Previously known as Dull Knife Memorial College, CDKC was renamed in 2001 to emphasize the significance of Dull Knife as a chief and respected historical leader of the Northern Cheyenne people. Chief Dull Knife, also known as Chief Morning Star, fighting with great courage and against overwhelming odds, led his band of Northern Cheyenne back to their homeland to maintain the sovereignty of the tribe.

It was noticed that few Cheyenne who were attending colleges away from the reservation were actually graduating; many were dropping out and returning to the reservation. Theories were advanced that students were having difficulty adjusting to a culturally different environment; another that they were being subjected to racial discrimination. Cheyenne students often had family responsibilities, caring for children or elderly relatives, while the available educational institutions were located far from the reservation. Students from the tribe were not adequately prepared for rigorous academic work due to poor quality education and resources. These problems are shared by many tribes and the tribal colleges and universities movement began among American Indian educators to provide educational opportunities to Indian students that were tailored to their cultural and educational needs. Beginning with Diné College in Tsaile, Arizona in the Navajo Nation in 1968, tribal colleges were opened on many reservations.

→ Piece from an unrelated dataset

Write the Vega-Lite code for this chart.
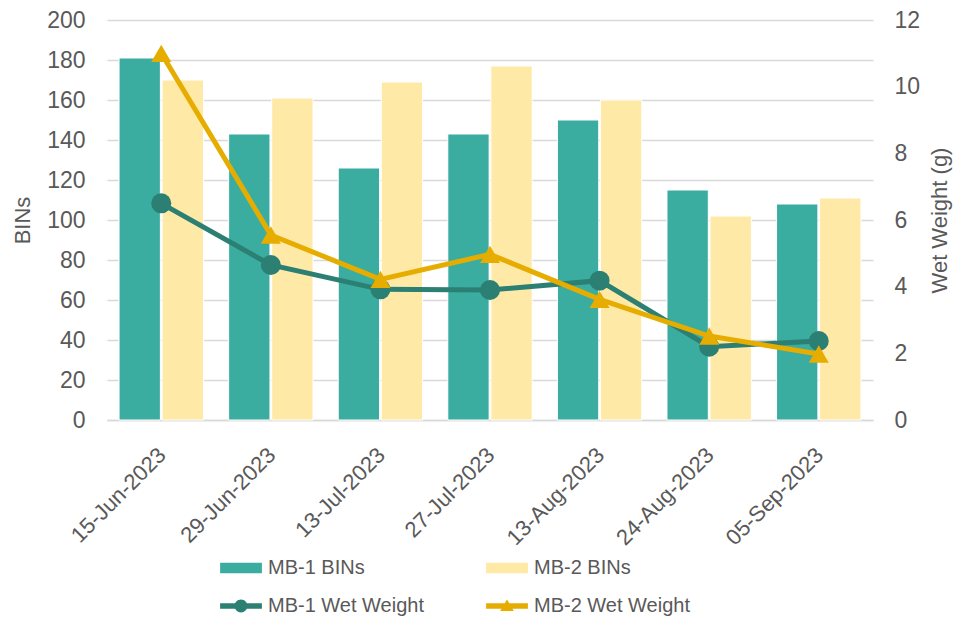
{
  "$schema": "https://vega.github.io/schema/vega-lite/v6.json",
  "width": 766,
  "height": 400,
  "autosize": "none",
  "padding": {"left": 107, "top": 20, "right": 87, "bottom": 200},
  "background": "white",
  "config": {
    "font": "Liberation Sans",
    "view": {"stroke": null},
    "axis": {"labelFont": "Liberation Sans", "titleFont": "Liberation Sans", "labelColor": "#595959", "titleColor": "#595959", "labelFontSize": 23, "titleFontSize": 22, "titleFontWeight": "normal", "ticks": false, "domain": false}
  },
  "datasets": {
    "binsdata": [
      {"date": "15-Jun-2023", "series": "MB-1 BINs", "value": 181},
      {"date": "29-Jun-2023", "series": "MB-1 BINs", "value": 143},
      {"date": "13-Jul-2023", "series": "MB-1 BINs", "value": 126},
      {"date": "27-Jul-2023", "series": "MB-1 BINs", "value": 143},
      {"date": "13-Aug-2023", "series": "MB-1 BINs", "value": 150},
      {"date": "24-Aug-2023", "series": "MB-1 BINs", "value": 115},
      {"date": "05-Sep-2023", "series": "MB-1 BINs", "value": 108},
      {"date": "15-Jun-2023", "series": "MB-2 BINs", "value": 170},
      {"date": "29-Jun-2023", "series": "MB-2 BINs", "value": 161},
      {"date": "13-Jul-2023", "series": "MB-2 BINs", "value": 169},
      {"date": "27-Jul-2023", "series": "MB-2 BINs", "value": 177},
      {"date": "13-Aug-2023", "series": "MB-2 BINs", "value": 160},
      {"date": "24-Aug-2023", "series": "MB-2 BINs", "value": 102},
      {"date": "05-Sep-2023", "series": "MB-2 BINs", "value": 111}
    ],
    "wwdata": [
      {"date": "15-Jun-2023", "series": "MB-1 Wet Weight", "value": 6.5},
      {"date": "29-Jun-2023", "series": "MB-1 Wet Weight", "value": 4.65},
      {"date": "13-Jul-2023", "series": "MB-1 Wet Weight", "value": 3.92},
      {"date": "27-Jul-2023", "series": "MB-1 Wet Weight", "value": 3.9},
      {"date": "13-Aug-2023", "series": "MB-1 Wet Weight", "value": 4.18},
      {"date": "24-Aug-2023", "series": "MB-1 Wet Weight", "value": 2.2},
      {"date": "05-Sep-2023", "series": "MB-1 Wet Weight", "value": 2.37},
      {"date": "15-Jun-2023", "series": "MB-2 Wet Weight", "value": 11.0},
      {"date": "29-Jun-2023", "series": "MB-2 Wet Weight", "value": 5.55},
      {"date": "13-Jul-2023", "series": "MB-2 Wet Weight", "value": 4.22},
      {"date": "27-Jul-2023", "series": "MB-2 Wet Weight", "value": 4.97},
      {"date": "13-Aug-2023", "series": "MB-2 Wet Weight", "value": 3.62},
      {"date": "24-Aug-2023", "series": "MB-2 Wet Weight", "value": 2.52},
      {"date": "05-Sep-2023", "series": "MB-2 Wet Weight", "value": 1.98}
    ]
  },
  "layer": [
    {
      "data": {"name": "binsdata"},
      "mark": {"type": "bar", "stroke": "white", "strokeWidth": 1},
      "encoding": {
        "x": {
          "field": "date", "type": "nominal", "sort": null, "title": null,
          "scale": {"domain": ["15-Jun-2023", "29-Jun-2023", "13-Jul-2023", "27-Jul-2023", "13-Aug-2023", "24-Aug-2023", "05-Sep-2023"], "paddingInner": 0.23, "paddingOuter": 0.11},
          "axis": {"labelAngle": -45, "labelFontSize": 22, "labelPadding": 24, "labelOffset": -6, "domain": true, "domainColor": "#d9d9d9", "domainWidth": 1.5, "grid": false}
        },
        "xOffset": {"field": "series", "type": "nominal", "scale": {"domain": ["MB-1 BINs", "MB-2 BINs"], "paddingInner": 0.04}},
        "y": {
          "field": "value", "type": "quantitative", "title": "BINs",
          "scale": {"domain": [0, 200]},
          "axis": {"values": [0, 20, 40, 60, 80, 100, 120, 140, 160, 180, 200], "grid": true, "gridColor": "#d9d9d9", "gridWidth": 1.5, "labelPadding": 22, "titlePadding": 12}
        },
        "color": {
          "field": "series", "type": "nominal",
          "scale": {"domain": ["MB-1 BINs", "MB-2 BINs", "MB-1 Wet Weight", "MB-2 Wet Weight"], "range": ["#3aada0", "#ffe9a6", "#2b7f73", "#e6ad00"]},
          "legend": {
            "title": null, "orient": "none", "legendX": 115, "legendY": 529, "direction": "horizontal", "columns": 2, "columnPadding": 62, "rowPadding": 9,
            "symbolSize": 1444, "symbolStrokeWidth": 0, "labelFontSize": 20, "labelColor": "#595959", "labelFont": "Liberation Sans", "labelOffset": 8, "labelLimit": 300,
            "symbolType": {"expr": "indexof(datum.value, 'BINs') >= 0 ? 'M-1.1,-0.27H1.1V0.27H-1.1Z' : (indexof(datum.value, 'MB-1') >= 0 ? 'M-1.1,-0.15H1.1V0.15H-1.1ZM0.34,0A0.34,0.34 0 1 1 -0.34,0A0.34,0.34 0 1 1 0.34,0Z' : 'M-1.1,-0.15H1.1V0.15H-1.1ZM0,-0.34L0.36,0.26H-0.36Z')"},
            "encode": {
              "symbols": {
                "fill": {"value": {"expr": "scale('color', datum.value)"}}
              }
            }
          }
        }
      }
    },
    {
      "data": {"name": "wwdata"},
      "mark": {"type": "line", "strokeWidth": 5},
      "encoding": {
        "x": {"field": "date", "type": "nominal", "sort": null},
        "y": {
          "field": "value", "type": "quantitative", "title": "Wet Weight (g)",
          "scale": {"domain": [0, 12]},
          "axis": {"orient": "right", "values": [0, 2, 4, 6, 8, 10, 12], "grid": false, "labelPadding": 21, "titlePadding": 32, "titleAngle": 270}
        },
        "stroke": {"field": "series", "type": "nominal", "scale": {"domain": ["MB-1 Wet Weight", "MB-2 Wet Weight"], "range": ["#2b7f73", "#e6ad00"]}, "legend": null}
      }
    },
    {
      "data": {"name": "wwdata"},
      "mark": {"type": "point", "filled": true, "opacity": 1, "size": 400, "strokeWidth": 0},
      "encoding": {
        "x": {"field": "date", "type": "nominal", "sort": null},
        "y": {"field": "value", "type": "quantitative", "scale": {"domain": [0, 12]}, "axis": null},
        "fill": {"field": "series", "type": "nominal", "scale": {"domain": ["MB-1 Wet Weight", "MB-2 Wet Weight"], "range": ["#2b7f73", "#e6ad00"]}, "legend": null},
        "shape": {"field": "series", "type": "nominal", "scale": {"domain": ["MB-1 Wet Weight", "MB-2 Wet Weight"], "range": ["circle", "triangle-up"]}, "legend": null}
      }
    }
  ],
  "resolve": {"scale": {"y": "independent"}}
}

Chartered in September 1975 under the leadership of former tribal president John Woodenlegs, Dull Knife Memorial College originally operated in army tents training students in mining, construction and forestry for development in nearby communities. In 1975 funding for permanent facilities was granted by the BIA. In 1978, it began to offer academic courses leading to Associate of Arts and Associate of Applied Science degrees, as well as vocational certificates. Associate degrees generally require two years of work over 6 semesters. It has proven difficult due to lack of funding to fully realize the cultural goals related to Cheyenne culture, but significant progress has been made. Enrollment is 85% American Indian with 90% of the students having a background of poverty.